■ **Exercise brief**
Give the count of lines in the data that include "chart", with no other words.
====== Data for the task
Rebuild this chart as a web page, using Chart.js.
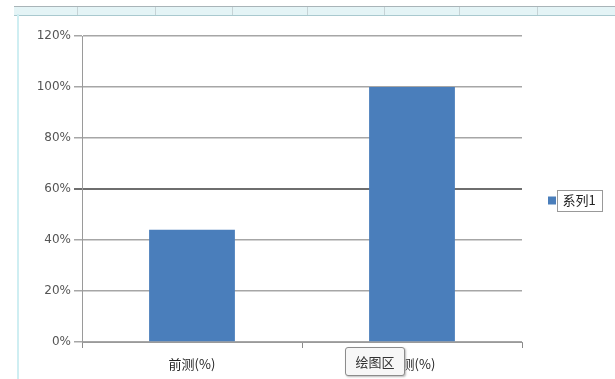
============
====== Data for the task
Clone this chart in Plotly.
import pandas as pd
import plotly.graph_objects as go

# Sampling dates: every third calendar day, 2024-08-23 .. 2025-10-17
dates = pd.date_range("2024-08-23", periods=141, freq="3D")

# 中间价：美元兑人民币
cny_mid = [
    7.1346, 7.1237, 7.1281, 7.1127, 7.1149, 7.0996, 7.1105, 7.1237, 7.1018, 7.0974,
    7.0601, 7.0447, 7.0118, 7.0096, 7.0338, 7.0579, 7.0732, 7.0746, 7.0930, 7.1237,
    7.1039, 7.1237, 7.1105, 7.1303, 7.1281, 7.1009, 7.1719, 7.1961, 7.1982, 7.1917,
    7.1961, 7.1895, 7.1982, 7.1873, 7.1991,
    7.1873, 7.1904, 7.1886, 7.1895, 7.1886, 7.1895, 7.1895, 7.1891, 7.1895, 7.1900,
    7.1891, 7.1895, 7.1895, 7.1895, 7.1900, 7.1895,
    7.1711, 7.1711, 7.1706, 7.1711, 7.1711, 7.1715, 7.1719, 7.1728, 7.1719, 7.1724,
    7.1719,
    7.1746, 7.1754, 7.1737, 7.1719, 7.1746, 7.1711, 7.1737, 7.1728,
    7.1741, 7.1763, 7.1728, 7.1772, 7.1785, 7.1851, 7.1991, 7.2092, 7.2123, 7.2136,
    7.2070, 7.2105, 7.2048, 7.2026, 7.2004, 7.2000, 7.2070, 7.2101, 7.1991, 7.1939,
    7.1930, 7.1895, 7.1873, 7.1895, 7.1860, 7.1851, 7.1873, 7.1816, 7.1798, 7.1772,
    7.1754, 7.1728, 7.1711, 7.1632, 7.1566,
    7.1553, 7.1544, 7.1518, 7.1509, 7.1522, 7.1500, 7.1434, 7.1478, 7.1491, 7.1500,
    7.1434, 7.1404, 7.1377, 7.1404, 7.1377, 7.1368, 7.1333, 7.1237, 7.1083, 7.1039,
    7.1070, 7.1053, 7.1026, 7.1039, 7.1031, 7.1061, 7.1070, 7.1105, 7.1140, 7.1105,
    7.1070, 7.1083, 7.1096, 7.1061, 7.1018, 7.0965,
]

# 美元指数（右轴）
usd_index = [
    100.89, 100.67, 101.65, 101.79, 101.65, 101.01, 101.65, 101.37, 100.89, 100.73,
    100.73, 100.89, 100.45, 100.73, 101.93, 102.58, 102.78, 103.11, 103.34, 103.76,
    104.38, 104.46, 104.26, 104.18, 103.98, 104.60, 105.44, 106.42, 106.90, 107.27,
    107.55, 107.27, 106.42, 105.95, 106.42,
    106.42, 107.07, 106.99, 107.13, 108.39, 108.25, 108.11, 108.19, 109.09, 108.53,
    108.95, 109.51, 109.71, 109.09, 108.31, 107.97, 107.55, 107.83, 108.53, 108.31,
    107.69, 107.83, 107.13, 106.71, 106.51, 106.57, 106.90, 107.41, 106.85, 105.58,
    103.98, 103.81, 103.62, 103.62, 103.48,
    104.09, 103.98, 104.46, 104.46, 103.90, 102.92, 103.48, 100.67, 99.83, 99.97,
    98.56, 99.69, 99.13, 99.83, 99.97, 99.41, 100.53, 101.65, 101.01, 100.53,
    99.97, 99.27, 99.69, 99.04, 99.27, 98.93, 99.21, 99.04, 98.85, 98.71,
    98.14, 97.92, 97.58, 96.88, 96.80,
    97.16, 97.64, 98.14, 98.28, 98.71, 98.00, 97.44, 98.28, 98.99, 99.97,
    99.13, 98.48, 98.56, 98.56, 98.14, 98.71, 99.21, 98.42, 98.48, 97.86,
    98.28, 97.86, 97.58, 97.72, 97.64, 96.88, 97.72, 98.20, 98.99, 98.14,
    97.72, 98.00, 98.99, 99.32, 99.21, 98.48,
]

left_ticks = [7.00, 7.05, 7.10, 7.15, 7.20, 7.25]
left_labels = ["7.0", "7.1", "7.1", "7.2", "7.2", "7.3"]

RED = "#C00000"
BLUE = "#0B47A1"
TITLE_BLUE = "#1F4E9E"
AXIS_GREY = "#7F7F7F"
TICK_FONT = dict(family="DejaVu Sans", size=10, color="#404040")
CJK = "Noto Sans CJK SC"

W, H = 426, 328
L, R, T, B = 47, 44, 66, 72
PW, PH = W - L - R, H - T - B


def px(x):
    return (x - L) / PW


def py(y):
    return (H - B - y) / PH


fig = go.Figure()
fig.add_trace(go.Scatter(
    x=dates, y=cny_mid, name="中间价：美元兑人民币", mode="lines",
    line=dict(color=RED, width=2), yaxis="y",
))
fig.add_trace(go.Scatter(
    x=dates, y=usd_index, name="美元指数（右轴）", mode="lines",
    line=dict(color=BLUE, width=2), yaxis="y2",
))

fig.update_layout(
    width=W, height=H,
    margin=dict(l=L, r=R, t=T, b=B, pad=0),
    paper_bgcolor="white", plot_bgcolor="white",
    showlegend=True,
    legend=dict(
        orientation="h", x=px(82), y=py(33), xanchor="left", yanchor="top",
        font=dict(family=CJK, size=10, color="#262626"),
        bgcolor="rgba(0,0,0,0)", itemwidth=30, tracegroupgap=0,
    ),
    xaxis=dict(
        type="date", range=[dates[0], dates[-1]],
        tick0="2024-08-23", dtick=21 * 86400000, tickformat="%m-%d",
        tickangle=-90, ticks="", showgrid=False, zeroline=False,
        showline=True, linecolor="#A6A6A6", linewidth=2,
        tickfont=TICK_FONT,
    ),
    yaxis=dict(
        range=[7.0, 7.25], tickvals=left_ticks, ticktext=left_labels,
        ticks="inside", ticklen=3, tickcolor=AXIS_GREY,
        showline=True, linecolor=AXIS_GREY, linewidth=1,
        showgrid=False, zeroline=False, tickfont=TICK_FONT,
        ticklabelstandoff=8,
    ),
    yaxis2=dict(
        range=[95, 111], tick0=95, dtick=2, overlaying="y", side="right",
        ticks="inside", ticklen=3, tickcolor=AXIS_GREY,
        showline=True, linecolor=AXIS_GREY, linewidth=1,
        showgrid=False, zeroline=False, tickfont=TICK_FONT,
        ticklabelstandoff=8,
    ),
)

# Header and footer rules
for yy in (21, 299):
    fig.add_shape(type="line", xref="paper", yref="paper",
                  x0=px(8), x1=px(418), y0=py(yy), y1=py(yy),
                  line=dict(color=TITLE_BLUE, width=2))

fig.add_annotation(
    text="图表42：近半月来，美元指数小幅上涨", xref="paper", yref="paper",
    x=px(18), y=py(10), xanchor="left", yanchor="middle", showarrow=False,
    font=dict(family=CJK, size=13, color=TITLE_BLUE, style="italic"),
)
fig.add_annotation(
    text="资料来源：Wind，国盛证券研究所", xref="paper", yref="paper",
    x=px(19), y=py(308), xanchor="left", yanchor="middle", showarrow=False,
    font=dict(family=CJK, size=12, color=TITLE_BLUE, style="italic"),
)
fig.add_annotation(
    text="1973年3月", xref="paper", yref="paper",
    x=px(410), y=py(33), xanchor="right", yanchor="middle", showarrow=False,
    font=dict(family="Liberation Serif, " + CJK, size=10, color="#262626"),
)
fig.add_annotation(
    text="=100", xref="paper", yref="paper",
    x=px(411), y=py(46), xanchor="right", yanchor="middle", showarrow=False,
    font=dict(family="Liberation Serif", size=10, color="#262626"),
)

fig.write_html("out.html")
============
■ **Output**
2